• _Given request_
Your answer should be a single number: the count of lines in the material below that hold "script".

**** Input

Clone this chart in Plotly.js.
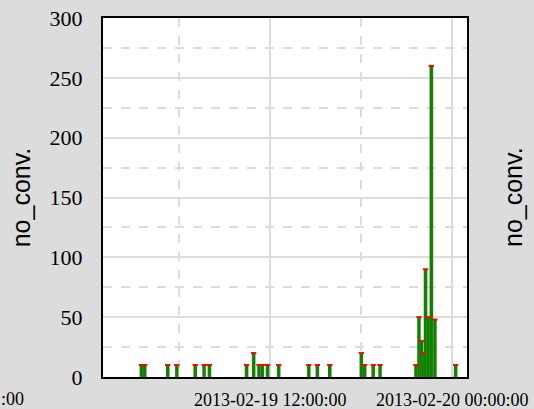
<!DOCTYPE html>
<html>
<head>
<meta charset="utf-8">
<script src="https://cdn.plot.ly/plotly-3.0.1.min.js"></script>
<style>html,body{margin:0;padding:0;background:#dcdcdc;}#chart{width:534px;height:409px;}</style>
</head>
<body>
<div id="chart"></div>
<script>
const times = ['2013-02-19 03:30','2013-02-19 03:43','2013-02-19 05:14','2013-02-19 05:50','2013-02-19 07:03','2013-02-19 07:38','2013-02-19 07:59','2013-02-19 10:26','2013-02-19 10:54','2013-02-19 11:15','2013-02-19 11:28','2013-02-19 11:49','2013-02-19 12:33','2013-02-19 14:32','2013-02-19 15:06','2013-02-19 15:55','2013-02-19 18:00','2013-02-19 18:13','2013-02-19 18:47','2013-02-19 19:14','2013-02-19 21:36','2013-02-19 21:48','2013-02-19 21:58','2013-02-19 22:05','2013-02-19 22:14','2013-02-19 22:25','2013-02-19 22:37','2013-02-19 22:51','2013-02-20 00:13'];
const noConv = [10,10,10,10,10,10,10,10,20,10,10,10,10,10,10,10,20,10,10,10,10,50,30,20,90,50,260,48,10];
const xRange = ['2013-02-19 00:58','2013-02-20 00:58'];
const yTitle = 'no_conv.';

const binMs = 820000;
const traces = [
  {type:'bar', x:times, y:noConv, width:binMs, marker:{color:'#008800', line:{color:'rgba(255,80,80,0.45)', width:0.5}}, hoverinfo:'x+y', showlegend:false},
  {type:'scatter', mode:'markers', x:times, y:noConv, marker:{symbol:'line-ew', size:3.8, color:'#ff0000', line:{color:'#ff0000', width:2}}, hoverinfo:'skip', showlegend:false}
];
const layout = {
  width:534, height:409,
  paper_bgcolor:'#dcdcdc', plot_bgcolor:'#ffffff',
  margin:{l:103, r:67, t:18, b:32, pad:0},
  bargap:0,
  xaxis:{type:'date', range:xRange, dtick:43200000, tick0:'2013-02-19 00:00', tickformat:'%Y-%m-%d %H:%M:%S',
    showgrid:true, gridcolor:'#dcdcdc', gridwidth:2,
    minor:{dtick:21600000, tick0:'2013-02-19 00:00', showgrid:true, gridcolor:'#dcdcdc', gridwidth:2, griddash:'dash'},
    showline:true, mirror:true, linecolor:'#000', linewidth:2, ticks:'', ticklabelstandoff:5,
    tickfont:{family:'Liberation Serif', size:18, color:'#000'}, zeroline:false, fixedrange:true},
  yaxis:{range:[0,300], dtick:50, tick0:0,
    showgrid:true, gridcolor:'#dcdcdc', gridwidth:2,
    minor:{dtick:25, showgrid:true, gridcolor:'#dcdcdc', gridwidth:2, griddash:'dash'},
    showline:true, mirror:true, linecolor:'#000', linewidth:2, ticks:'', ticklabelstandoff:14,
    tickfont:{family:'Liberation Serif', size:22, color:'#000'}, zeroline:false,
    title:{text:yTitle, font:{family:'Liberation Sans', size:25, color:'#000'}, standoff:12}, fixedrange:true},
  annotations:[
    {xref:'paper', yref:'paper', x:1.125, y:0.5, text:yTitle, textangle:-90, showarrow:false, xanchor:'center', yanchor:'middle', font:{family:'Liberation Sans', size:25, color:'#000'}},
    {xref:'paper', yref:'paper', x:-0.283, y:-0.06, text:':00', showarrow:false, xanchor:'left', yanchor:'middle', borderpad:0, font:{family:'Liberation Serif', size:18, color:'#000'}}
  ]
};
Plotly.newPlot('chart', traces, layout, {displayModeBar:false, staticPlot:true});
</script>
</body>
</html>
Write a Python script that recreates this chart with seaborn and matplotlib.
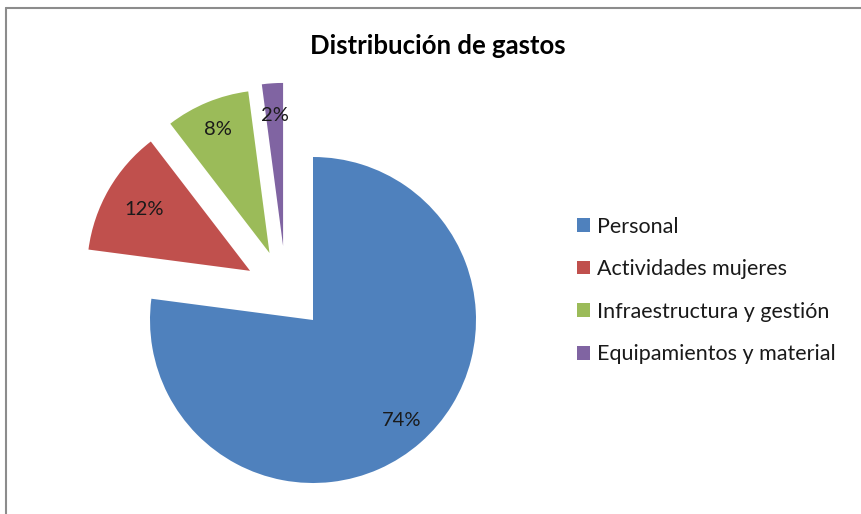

********

• _Answer_
4